WASHINGTON — The Trump administration pushed back Wednesday on a bipartisan measure that would block the president’s plan to save Chinese telecom ZTE, setting up a showdown between the White House and Senate Republicans.
Administration officials announced last week they would lift a crippling ban on U.S. companies doing business with ZTE and instead impose a $1 billion penalty on the firm. President Trump sought the change after a personal request from Chinese President Xi Jinping.
But the decision drew bipartisan criticism on Capitol Hill, where a group of lawmakers tucked language into a pending defense bill to block the lower penalty. ZTE has been repeatedly penalized after it sold U.S.-made technology components to Iran. The Senate is set to vote on the defense bill as soon as this week,
White House officials said Wednesday they are working with the Senate to change the language in the National Defense Authorization Act. White House spokesman Hogan Gidley pointed to “massive penalties” and “historic enforcement action” he said the Chinese telecom will face under the agreement.
“This will ensure ZTE pays for its violations and gives our government complete oversight of their future activity without undue harm to American suppliers and their workers,” Gidley said in a statement.
“The administration will work with Congress to ensure the final NDAA conference report respects the separation of powers,” he added.
Analysts have said the Chinese government will likely pay the fine. The agreement outlined by the Commerce Department also includes a U.S.-appointed compliance team to monitor ZTE’s business practices.
Lawmakers will then reconcile the measure with a House-passed bill that does not include language on ZTE.
White House legislative affairs director Marc Short told CNBC on Wednesday that Trump believes “that China has been instrumental in helping us to get to this point on North Korea.” Trump met with North Korean leader Kim Jong Un in Singapore this week.
But Republicans and Democrats have questioned the relaxed penalty. The Senate language is supported by Sen. Marco Rubio, R-Fla., and Sen. Tom Cotton, R-Ark.
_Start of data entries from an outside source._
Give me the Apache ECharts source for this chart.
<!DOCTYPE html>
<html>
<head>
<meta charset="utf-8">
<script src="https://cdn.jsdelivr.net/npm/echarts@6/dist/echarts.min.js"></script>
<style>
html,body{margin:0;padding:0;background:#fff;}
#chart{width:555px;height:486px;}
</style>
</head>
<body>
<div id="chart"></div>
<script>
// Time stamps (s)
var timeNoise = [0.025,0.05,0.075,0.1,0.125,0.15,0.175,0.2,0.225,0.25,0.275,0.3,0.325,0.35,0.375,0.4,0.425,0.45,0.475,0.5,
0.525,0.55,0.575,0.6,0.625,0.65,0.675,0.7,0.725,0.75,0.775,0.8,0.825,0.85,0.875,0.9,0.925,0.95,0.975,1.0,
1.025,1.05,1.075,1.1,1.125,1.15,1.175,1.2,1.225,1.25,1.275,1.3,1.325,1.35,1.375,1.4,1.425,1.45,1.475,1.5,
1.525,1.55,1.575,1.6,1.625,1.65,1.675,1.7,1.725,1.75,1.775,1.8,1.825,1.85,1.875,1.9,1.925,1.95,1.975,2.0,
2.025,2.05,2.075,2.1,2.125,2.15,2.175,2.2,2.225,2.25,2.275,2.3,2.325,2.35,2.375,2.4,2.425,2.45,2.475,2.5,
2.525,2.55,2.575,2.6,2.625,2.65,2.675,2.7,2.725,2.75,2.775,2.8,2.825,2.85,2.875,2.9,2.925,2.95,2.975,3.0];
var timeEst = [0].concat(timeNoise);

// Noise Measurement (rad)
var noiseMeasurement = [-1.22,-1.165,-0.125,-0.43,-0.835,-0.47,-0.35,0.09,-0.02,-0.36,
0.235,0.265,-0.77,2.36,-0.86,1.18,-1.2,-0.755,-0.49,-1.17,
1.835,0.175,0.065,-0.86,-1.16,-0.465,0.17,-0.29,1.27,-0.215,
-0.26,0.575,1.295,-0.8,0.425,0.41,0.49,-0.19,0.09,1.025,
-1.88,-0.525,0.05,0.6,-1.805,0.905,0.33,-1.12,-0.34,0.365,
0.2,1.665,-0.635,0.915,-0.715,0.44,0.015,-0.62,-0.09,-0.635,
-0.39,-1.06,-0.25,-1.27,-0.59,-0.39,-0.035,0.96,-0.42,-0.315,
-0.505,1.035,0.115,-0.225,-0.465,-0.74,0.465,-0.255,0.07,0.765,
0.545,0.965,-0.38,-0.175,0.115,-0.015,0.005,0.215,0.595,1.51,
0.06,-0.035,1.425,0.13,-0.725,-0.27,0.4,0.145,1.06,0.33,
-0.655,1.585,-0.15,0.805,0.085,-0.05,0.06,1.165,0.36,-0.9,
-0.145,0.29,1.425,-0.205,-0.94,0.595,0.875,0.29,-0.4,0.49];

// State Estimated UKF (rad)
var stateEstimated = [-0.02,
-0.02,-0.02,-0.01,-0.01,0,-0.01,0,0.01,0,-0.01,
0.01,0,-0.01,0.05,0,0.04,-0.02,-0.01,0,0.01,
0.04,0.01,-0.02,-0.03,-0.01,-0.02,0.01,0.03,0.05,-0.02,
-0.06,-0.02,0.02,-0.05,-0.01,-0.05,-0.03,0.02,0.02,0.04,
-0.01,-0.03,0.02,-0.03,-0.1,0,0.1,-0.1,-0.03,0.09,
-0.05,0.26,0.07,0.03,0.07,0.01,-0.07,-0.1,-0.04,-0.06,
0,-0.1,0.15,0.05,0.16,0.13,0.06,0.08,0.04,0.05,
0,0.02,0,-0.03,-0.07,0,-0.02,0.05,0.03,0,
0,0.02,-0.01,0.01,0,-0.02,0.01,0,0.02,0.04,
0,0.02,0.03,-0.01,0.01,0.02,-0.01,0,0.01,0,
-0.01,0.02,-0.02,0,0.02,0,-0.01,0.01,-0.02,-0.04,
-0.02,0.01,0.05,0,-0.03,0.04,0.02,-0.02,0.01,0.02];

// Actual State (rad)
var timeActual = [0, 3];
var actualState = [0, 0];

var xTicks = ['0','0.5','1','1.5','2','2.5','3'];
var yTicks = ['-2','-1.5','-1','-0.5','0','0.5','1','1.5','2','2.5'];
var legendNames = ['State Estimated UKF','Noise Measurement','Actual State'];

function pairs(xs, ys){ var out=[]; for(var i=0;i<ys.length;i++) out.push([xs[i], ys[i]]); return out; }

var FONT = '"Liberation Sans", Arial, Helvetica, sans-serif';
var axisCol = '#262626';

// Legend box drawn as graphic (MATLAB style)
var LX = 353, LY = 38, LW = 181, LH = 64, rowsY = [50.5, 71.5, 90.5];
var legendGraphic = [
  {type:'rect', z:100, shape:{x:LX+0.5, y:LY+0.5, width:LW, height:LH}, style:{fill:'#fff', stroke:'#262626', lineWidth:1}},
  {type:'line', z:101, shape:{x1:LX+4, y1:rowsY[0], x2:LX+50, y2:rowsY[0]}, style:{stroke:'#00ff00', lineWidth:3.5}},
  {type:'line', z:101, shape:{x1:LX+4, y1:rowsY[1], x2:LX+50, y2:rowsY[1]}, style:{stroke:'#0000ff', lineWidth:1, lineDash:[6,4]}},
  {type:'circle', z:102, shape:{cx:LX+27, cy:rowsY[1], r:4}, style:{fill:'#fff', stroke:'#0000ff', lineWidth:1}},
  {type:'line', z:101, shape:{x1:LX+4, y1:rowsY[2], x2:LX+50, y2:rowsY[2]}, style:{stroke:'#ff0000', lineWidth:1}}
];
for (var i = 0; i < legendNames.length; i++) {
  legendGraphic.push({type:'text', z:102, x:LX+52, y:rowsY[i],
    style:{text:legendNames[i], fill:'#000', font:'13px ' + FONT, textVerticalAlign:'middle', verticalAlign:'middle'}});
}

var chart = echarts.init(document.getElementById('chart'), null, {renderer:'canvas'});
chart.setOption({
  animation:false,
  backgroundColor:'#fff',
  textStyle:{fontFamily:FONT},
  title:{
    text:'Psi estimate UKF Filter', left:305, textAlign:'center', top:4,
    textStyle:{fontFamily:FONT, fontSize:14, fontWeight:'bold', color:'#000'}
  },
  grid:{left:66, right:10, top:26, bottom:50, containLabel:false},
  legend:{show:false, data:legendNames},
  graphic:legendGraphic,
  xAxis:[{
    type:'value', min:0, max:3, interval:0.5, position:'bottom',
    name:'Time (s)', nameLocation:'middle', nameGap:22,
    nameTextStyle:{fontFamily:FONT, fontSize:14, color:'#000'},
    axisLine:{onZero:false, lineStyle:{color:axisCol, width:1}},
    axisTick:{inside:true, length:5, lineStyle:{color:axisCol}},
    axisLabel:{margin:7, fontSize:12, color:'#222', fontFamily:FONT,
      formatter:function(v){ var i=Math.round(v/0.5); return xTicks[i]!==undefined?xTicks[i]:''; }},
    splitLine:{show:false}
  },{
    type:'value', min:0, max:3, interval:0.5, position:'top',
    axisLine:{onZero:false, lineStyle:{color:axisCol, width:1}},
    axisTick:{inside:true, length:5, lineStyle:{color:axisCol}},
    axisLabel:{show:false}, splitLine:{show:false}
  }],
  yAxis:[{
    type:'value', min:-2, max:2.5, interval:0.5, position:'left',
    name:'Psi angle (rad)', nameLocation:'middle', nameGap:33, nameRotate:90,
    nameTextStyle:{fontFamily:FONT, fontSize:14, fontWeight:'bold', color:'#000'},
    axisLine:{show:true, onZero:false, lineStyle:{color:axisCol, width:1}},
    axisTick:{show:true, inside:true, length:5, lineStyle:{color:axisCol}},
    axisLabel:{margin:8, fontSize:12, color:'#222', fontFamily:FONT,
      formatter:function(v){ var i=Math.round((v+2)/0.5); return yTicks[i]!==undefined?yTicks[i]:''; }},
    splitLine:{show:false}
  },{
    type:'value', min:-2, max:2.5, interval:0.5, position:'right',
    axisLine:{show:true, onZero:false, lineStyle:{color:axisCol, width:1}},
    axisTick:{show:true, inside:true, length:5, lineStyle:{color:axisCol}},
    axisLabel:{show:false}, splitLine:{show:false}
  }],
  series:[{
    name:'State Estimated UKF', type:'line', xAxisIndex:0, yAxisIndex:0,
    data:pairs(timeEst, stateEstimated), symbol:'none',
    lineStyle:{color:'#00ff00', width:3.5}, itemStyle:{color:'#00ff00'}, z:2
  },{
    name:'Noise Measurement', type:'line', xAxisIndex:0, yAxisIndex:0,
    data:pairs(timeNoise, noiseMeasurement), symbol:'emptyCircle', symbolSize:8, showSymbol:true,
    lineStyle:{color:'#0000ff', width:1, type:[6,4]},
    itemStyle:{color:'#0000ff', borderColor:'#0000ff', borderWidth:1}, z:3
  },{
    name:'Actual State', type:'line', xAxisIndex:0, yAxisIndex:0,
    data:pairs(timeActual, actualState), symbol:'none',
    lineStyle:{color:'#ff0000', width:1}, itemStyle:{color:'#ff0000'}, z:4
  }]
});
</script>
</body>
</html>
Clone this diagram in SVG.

The president has said he views the issue as part of his administration's broader effort to renegotiate trade with China. Trump has imposed tariffs on steel and aluminum that are targeted at Beijing, and has threatened barriers on other Chinese-made products.
Democrats blasted the White House remarks.
“Both parties in Congress must be resolute in blocking the president’s bad, pro-China ZTE deal," Senate Minority Leader Chuck Schumer, D-N.Y., said in a statement.